• EXERCISE
Write out each line that follows exactly as it stands, without the pictures.

• INPUT MATERIAL
***

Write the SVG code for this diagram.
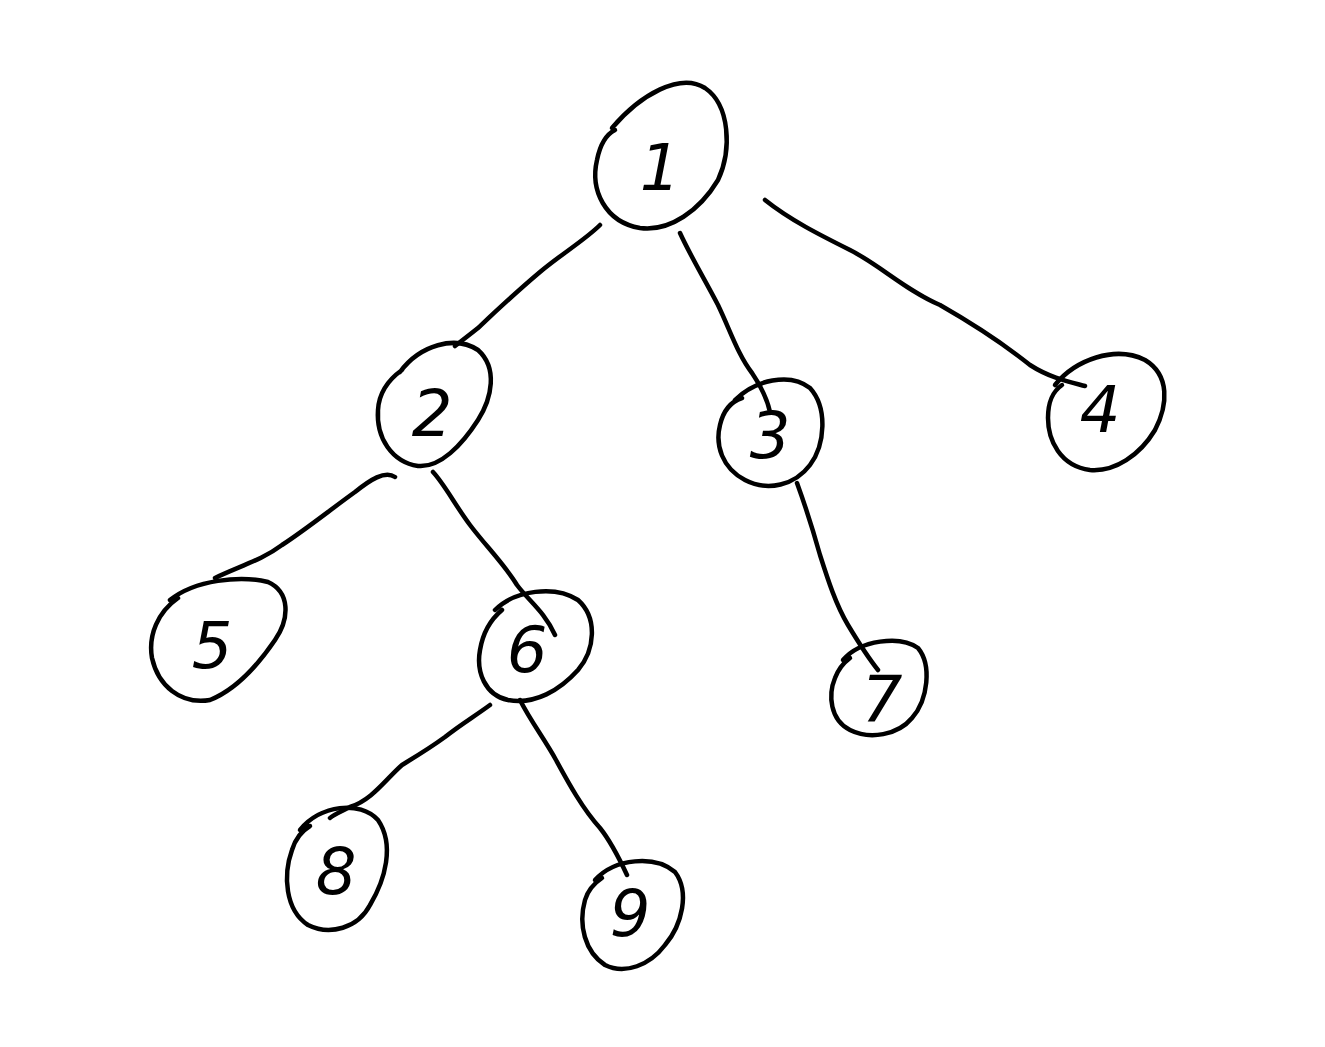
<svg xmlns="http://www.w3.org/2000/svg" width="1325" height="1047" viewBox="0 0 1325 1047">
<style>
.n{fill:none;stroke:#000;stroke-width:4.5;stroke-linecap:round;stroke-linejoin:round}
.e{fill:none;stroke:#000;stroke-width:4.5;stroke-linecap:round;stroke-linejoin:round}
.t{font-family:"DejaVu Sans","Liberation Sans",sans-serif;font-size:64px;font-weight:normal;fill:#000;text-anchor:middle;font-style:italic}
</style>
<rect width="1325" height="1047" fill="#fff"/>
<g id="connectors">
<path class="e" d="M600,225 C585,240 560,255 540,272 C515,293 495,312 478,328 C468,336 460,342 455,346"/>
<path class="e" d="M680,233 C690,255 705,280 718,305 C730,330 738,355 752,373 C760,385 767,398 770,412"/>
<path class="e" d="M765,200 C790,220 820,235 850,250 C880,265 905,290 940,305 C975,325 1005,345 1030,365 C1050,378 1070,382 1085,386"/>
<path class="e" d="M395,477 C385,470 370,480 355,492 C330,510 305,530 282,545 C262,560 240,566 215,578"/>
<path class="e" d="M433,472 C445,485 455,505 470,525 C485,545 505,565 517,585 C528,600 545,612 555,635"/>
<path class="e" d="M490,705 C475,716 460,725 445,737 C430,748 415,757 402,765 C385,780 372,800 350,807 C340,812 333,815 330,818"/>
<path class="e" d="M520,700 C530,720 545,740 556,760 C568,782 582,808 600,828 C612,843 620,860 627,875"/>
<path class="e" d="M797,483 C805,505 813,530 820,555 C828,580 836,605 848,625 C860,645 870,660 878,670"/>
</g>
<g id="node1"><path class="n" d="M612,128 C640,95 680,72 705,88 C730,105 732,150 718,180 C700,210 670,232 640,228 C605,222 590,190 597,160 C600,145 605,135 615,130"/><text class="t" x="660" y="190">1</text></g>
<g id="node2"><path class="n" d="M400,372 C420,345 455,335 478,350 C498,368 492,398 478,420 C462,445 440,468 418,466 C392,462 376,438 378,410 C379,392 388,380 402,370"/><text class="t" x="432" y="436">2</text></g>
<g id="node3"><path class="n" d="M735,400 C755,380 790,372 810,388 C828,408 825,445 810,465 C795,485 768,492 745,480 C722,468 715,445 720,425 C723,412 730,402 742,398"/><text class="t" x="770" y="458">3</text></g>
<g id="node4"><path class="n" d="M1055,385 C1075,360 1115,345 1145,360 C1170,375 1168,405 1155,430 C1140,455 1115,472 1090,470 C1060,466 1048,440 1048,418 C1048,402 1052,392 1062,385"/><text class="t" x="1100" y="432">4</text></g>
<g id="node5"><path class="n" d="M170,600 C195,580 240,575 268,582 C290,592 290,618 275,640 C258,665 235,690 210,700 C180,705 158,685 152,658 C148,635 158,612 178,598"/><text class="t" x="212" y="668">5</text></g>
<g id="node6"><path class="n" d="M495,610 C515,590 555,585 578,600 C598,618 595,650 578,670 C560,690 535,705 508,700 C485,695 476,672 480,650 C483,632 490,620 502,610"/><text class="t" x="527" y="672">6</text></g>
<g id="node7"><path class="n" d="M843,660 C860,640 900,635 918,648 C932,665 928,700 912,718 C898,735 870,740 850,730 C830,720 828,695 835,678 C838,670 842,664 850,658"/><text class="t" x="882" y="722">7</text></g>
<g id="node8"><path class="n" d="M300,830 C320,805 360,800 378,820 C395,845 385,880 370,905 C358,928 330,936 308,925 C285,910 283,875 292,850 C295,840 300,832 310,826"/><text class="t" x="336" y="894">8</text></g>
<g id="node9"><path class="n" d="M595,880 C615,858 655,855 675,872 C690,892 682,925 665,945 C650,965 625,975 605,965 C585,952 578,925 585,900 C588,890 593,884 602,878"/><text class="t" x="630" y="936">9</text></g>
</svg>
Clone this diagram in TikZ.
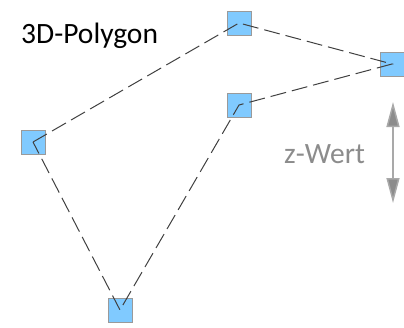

***

• RESPONSE TO THIS TASK
Write the SVG code for this diagram.
<svg xmlns="http://www.w3.org/2000/svg" width="1325" height="1047" viewBox="0 0 1325 1047">
<style>
.n{fill:none;stroke:#000;stroke-width:4.5;stroke-linecap:round;stroke-linejoin:round}
.e{fill:none;stroke:#000;stroke-width:4.5;stroke-linecap:round;stroke-linejoin:round}
.t{font-family:"DejaVu Sans","Liberation Sans",sans-serif;font-size:64px;font-weight:normal;fill:#000;text-anchor:middle;font-style:italic}
</style>
<rect width="1325" height="1047" fill="#fff"/>
<g id="connectors">
<path class="e" d="M600,225 C585,240 560,255 540,272 C515,293 495,312 478,328 C468,336 460,342 455,346"/>
<path class="e" d="M680,233 C690,255 705,280 718,305 C730,330 738,355 752,373 C760,385 767,398 770,412"/>
<path class="e" d="M765,200 C790,220 820,235 850,250 C880,265 905,290 940,305 C975,325 1005,345 1030,365 C1050,378 1070,382 1085,386"/>
<path class="e" d="M395,477 C385,470 370,480 355,492 C330,510 305,530 282,545 C262,560 240,566 215,578"/>
<path class="e" d="M433,472 C445,485 455,505 470,525 C485,545 505,565 517,585 C528,600 545,612 555,635"/>
<path class="e" d="M490,705 C475,716 460,725 445,737 C430,748 415,757 402,765 C385,780 372,800 350,807 C340,812 333,815 330,818"/>
<path class="e" d="M520,700 C530,720 545,740 556,760 C568,782 582,808 600,828 C612,843 620,860 627,875"/>
<path class="e" d="M797,483 C805,505 813,530 820,555 C828,580 836,605 848,625 C860,645 870,660 878,670"/>
</g>
<g id="node1"><path class="n" d="M612,128 C640,95 680,72 705,88 C730,105 732,150 718,180 C700,210 670,232 640,228 C605,222 590,190 597,160 C600,145 605,135 615,130"/><text class="t" x="660" y="190">1</text></g>
<g id="node2"><path class="n" d="M400,372 C420,345 455,335 478,350 C498,368 492,398 478,420 C462,445 440,468 418,466 C392,462 376,438 378,410 C379,392 388,380 402,370"/><text class="t" x="432" y="436">2</text></g>
<g id="node3"><path class="n" d="M735,400 C755,380 790,372 810,388 C828,408 825,445 810,465 C795,485 768,492 745,480 C722,468 715,445 720,425 C723,412 730,402 742,398"/><text class="t" x="770" y="458">3</text></g>
<g id="node4"><path class="n" d="M1055,385 C1075,360 1115,345 1145,360 C1170,375 1168,405 1155,430 C1140,455 1115,472 1090,470 C1060,466 1048,440 1048,418 C1048,402 1052,392 1062,385"/><text class="t" x="1100" y="432">4</text></g>
<g id="node5"><path class="n" d="M170,600 C195,580 240,575 268,582 C290,592 290,618 275,640 C258,665 235,690 210,700 C180,705 158,685 152,658 C148,635 158,612 178,598"/><text class="t" x="212" y="668">5</text></g>
<g id="node6"><path class="n" d="M495,610 C515,590 555,585 578,600 C598,618 595,650 578,670 C560,690 535,705 508,700 C485,695 476,672 480,650 C483,632 490,620 502,610"/><text class="t" x="527" y="672">6</text></g>
<g id="node7"><path class="n" d="M843,660 C860,640 900,635 918,648 C932,665 928,700 912,718 C898,735 870,740 850,730 C830,720 828,695 835,678 C838,670 842,664 850,658"/><text class="t" x="882" y="722">7</text></g>
<g id="node8"><path class="n" d="M300,830 C320,805 360,800 378,820 C395,845 385,880 370,905 C358,928 330,936 308,925 C285,910 283,875 292,850 C295,840 300,832 310,826"/><text class="t" x="336" y="894">8</text></g>
<g id="node9"><path class="n" d="M595,880 C615,858 655,855 675,872 C690,892 682,925 665,945 C650,965 625,975 605,965 C585,952 578,925 585,900 C588,890 593,884 602,878"/><text class="t" x="630" y="936">9</text></g>
</svg>
Clone this diagram in TikZ.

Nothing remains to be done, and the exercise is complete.